Collection entries:

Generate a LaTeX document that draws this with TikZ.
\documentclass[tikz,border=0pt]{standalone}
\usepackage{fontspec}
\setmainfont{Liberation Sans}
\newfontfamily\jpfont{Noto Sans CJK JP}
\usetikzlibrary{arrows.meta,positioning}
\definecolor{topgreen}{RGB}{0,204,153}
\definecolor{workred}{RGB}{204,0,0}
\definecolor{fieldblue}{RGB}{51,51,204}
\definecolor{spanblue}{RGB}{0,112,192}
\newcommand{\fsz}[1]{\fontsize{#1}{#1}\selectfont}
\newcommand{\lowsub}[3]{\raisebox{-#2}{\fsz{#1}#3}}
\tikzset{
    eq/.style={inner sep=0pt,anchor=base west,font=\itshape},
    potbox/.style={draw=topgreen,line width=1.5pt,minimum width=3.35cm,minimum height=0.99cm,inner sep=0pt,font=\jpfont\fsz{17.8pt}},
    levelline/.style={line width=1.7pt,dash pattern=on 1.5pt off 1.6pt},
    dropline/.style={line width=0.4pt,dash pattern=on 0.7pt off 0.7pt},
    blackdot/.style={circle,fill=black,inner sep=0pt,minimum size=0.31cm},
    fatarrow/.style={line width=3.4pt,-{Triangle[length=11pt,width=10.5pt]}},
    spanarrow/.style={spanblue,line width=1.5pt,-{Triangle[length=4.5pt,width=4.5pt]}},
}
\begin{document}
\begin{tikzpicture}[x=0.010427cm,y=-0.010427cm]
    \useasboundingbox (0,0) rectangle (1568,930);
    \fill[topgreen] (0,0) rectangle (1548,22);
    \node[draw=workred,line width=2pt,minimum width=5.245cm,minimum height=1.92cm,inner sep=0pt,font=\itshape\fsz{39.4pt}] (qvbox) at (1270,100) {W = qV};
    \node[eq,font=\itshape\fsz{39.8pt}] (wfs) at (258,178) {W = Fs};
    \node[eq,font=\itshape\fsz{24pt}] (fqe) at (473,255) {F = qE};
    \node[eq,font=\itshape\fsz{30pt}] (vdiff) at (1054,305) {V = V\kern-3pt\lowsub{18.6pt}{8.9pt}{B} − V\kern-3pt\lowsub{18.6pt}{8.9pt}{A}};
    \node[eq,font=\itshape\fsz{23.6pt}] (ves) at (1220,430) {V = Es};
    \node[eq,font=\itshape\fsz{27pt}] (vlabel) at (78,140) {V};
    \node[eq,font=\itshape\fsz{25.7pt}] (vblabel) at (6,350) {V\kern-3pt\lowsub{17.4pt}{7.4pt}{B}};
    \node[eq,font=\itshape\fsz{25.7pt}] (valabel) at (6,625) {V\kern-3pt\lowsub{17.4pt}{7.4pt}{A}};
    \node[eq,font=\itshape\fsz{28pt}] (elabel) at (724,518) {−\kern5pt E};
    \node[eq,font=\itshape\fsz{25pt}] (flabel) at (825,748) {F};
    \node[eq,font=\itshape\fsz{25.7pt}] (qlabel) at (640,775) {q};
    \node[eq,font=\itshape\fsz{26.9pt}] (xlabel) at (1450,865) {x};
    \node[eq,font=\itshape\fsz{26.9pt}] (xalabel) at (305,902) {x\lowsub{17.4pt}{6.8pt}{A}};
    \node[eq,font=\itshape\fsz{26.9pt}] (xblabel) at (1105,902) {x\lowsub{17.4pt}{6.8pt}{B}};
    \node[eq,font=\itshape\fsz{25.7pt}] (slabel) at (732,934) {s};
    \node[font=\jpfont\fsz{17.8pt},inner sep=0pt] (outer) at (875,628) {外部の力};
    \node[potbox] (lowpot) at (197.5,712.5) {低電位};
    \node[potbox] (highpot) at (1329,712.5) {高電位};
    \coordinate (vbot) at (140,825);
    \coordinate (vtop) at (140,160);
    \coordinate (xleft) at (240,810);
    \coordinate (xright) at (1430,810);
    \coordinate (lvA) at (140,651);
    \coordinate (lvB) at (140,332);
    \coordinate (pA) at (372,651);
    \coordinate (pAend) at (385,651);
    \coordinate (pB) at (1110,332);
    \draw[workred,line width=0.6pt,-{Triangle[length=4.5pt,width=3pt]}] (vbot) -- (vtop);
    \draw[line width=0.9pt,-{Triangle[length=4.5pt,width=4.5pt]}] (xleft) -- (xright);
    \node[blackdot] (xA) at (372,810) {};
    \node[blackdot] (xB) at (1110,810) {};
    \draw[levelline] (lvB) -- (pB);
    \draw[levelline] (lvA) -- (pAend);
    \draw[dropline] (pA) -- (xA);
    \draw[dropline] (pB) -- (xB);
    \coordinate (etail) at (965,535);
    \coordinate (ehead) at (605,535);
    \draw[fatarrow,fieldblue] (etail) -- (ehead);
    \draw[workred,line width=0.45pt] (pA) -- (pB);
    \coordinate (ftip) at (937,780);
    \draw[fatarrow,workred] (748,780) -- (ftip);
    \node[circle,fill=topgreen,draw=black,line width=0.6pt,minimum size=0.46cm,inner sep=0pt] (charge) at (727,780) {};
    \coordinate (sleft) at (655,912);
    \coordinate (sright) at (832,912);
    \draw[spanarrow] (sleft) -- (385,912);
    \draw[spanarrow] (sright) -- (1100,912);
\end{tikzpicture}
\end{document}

--

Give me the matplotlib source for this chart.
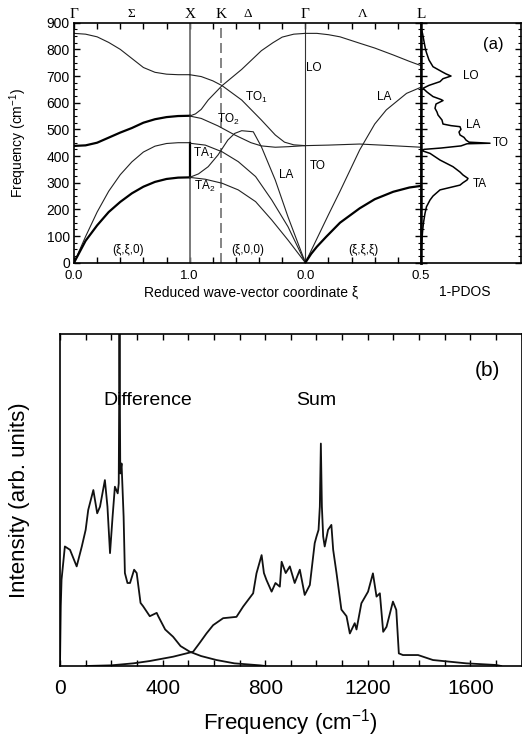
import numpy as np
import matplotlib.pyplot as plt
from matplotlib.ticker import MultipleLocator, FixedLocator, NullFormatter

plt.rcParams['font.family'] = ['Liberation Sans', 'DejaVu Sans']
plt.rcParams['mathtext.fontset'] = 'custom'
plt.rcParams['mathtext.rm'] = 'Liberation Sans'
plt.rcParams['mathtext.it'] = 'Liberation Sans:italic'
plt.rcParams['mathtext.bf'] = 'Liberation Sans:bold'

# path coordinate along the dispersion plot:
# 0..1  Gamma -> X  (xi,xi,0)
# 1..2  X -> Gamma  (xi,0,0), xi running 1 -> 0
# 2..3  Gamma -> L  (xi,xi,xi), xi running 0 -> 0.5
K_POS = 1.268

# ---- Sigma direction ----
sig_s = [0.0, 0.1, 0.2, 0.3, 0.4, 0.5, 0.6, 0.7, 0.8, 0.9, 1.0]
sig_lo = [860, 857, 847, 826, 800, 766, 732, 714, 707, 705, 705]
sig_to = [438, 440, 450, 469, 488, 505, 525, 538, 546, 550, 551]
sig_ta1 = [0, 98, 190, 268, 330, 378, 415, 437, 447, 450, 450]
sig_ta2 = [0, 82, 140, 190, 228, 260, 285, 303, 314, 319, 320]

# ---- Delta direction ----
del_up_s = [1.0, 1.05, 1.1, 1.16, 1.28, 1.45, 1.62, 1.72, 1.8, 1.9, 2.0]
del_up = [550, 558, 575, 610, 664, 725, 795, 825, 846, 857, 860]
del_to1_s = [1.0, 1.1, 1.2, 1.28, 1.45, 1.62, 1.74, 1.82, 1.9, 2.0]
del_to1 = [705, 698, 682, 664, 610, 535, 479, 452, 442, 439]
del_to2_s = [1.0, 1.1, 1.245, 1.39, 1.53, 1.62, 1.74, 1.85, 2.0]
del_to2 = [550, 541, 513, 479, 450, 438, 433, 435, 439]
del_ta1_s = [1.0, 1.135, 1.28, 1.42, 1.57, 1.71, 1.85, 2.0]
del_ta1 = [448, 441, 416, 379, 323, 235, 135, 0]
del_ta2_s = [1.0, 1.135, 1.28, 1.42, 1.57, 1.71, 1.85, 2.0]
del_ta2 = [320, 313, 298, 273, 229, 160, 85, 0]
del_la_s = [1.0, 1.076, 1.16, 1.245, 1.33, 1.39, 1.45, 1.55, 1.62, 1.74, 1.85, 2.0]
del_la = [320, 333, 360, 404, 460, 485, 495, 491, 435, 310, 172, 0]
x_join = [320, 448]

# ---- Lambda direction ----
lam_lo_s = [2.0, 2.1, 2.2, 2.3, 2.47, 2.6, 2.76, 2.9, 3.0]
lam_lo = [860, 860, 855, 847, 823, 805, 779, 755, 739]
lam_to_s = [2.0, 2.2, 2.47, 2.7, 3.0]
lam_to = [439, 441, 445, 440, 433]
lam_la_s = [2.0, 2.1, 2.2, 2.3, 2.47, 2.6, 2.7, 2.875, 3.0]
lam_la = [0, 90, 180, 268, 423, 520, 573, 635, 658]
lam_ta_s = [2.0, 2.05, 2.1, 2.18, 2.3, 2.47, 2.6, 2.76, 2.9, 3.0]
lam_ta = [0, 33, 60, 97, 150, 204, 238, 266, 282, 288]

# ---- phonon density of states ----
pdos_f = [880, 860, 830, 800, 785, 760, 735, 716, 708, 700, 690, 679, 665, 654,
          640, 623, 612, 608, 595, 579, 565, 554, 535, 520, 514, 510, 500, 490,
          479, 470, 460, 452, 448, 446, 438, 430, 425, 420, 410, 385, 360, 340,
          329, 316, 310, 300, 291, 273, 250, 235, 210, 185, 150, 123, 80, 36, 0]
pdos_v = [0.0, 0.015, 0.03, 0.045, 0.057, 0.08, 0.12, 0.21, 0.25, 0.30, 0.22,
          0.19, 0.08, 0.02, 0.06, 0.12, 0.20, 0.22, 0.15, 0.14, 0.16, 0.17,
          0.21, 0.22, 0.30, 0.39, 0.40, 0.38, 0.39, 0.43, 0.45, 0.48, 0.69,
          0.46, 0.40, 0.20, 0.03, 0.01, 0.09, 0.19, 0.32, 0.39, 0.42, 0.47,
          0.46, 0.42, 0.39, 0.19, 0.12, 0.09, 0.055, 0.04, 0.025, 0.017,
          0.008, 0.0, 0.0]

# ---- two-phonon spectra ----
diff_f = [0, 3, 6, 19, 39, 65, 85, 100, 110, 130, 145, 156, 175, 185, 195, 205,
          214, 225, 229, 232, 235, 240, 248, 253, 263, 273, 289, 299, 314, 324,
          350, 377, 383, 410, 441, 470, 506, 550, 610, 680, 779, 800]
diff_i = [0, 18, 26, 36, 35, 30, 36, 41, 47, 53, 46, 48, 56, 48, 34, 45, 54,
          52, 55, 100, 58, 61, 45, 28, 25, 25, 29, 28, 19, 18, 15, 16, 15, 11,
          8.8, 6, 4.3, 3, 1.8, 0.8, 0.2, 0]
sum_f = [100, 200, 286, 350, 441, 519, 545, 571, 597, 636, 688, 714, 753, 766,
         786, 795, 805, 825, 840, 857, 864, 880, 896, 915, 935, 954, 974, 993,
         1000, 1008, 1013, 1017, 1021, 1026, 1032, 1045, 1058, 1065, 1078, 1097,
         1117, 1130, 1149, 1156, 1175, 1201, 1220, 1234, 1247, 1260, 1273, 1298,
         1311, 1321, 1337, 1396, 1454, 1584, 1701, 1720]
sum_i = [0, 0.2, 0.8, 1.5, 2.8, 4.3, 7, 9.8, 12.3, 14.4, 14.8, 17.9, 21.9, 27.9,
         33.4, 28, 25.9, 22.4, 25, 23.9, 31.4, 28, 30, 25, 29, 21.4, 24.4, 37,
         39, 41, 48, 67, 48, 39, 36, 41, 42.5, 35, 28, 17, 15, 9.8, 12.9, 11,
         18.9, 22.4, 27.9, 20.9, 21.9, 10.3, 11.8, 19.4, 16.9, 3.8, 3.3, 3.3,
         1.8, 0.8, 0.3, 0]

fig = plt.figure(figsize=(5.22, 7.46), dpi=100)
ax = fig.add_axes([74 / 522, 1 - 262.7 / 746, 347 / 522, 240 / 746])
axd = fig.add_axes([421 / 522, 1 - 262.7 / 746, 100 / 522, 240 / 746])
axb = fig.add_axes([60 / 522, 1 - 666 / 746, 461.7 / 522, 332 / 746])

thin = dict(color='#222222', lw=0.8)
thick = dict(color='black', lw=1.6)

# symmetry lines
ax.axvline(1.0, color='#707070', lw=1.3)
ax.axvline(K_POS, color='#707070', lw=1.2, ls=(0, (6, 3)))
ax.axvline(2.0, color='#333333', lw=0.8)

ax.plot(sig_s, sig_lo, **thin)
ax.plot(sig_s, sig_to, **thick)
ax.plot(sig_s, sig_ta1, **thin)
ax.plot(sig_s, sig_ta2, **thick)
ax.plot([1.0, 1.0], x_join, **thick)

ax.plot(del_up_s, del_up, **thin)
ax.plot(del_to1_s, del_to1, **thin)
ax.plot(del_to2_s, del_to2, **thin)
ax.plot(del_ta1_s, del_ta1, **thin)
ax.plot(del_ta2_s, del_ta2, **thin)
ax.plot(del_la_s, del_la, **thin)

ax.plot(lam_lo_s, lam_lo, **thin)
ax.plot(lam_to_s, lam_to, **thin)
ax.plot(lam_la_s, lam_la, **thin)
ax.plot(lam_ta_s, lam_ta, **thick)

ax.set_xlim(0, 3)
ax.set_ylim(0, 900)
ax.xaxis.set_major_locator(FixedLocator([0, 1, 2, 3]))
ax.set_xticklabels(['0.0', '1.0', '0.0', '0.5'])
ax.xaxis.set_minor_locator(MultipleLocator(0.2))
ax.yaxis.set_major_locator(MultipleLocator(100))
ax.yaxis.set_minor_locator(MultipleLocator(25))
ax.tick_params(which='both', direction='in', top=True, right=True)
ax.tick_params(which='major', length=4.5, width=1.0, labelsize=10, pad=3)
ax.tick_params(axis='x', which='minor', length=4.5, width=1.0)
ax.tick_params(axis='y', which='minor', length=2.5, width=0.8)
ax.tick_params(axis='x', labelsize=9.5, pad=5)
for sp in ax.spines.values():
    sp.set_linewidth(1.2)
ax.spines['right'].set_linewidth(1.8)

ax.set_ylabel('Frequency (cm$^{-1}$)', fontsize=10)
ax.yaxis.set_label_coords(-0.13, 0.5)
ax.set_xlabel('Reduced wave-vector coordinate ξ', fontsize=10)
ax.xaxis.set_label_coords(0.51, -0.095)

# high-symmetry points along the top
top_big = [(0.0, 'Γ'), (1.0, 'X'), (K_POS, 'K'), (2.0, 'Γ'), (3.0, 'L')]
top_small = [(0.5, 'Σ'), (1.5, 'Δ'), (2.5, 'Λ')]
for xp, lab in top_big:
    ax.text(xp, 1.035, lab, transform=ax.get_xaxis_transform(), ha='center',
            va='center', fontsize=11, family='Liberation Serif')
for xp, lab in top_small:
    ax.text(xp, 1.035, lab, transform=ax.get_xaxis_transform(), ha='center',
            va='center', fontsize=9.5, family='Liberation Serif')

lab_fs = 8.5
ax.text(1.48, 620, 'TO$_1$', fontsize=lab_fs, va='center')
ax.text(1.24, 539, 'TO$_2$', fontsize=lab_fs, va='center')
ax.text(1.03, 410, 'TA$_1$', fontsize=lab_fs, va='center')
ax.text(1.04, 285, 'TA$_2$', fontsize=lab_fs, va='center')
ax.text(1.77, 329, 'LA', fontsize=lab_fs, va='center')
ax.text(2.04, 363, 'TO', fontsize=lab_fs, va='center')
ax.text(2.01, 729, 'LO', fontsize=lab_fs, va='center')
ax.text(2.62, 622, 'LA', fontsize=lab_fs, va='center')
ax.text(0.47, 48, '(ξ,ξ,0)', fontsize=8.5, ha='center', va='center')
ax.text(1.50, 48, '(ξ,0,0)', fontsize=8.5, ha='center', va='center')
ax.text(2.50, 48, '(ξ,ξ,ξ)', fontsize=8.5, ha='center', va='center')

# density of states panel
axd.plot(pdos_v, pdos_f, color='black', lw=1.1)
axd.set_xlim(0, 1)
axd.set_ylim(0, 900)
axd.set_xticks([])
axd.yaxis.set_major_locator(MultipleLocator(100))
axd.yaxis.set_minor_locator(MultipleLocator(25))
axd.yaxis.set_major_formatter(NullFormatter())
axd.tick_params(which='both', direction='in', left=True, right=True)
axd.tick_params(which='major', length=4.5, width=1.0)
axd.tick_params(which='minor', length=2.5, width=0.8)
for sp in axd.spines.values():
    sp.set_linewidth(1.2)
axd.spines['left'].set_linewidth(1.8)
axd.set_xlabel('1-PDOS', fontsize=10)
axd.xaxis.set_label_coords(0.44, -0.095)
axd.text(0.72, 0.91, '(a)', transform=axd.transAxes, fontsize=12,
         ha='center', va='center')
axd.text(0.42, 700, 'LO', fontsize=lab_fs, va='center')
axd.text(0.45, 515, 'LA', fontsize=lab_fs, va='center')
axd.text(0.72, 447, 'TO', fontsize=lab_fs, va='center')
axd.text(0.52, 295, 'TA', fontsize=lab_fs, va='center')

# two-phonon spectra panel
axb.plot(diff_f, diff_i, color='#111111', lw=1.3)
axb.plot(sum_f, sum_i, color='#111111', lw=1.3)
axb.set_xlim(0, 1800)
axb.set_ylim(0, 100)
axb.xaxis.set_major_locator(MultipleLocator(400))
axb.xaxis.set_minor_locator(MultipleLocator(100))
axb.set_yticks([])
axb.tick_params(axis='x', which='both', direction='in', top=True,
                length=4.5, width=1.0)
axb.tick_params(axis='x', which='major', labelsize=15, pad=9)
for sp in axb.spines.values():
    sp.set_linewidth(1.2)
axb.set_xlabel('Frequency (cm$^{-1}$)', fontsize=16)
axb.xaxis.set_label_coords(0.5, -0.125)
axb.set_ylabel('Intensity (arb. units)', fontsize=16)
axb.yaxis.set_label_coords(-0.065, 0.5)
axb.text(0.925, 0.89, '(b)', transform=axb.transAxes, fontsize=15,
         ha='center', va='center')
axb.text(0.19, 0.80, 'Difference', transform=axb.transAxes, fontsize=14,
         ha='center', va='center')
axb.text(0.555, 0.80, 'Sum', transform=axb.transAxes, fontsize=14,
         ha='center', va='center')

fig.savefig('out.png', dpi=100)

---

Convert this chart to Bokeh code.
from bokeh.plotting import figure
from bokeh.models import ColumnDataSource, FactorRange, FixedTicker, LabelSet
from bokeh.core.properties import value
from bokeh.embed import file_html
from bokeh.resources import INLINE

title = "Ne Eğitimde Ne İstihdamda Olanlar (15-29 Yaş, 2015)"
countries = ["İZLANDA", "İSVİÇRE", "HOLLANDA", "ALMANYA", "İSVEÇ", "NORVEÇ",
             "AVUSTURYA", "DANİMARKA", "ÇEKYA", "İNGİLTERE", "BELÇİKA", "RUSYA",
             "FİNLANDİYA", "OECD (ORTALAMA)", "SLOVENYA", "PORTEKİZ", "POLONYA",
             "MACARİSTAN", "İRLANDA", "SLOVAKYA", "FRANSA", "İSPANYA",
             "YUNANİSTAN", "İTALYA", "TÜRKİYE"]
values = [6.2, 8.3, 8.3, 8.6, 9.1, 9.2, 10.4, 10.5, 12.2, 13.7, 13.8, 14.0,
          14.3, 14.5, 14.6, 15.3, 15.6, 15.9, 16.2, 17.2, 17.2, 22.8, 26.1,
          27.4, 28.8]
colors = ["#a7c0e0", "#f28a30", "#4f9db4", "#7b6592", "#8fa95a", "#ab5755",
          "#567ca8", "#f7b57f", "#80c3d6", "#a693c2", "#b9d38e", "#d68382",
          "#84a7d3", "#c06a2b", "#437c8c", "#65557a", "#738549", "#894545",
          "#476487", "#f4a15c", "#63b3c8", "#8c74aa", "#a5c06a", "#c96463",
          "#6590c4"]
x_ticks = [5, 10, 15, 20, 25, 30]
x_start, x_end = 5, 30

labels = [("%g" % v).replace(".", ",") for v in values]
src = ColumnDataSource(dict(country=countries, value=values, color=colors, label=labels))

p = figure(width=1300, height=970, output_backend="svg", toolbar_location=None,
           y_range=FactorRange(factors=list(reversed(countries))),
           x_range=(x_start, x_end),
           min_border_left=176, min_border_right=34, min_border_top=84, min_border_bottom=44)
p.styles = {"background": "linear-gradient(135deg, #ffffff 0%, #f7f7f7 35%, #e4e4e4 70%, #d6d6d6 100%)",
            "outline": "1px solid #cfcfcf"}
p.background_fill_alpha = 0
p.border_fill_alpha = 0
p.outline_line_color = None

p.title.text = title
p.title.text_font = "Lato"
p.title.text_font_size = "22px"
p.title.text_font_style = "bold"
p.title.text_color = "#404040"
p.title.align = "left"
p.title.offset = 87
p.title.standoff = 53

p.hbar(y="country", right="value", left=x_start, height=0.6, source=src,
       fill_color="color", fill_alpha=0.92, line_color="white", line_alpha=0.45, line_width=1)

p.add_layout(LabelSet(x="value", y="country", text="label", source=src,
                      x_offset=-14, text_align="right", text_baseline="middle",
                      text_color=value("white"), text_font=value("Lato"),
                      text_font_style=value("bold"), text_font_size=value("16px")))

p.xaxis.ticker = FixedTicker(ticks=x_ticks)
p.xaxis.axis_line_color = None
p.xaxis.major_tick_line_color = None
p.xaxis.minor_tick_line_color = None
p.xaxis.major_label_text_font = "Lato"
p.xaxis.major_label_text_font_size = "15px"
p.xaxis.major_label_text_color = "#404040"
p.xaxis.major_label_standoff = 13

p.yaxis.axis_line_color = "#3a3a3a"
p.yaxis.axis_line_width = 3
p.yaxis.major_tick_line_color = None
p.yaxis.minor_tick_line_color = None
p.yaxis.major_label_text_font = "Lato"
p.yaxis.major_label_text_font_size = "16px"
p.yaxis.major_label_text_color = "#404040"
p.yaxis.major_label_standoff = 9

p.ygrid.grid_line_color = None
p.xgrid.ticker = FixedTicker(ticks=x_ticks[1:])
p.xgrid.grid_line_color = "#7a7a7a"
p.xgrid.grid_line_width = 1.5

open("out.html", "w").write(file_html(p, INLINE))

## [Task objective]
Copy exactly the stretch of lines that starts at the line holding "Give me the matplotlib source for this chart." and ends at the line holding "from matplotlib.ticker import". Drop the pictures.

## [Reply to the exercise]
Give me the matplotlib source for this chart.
import numpy as np
import matplotlib.pyplot as plt
from matplotlib.ticker import MultipleLocator, FixedLocator, NullFormatter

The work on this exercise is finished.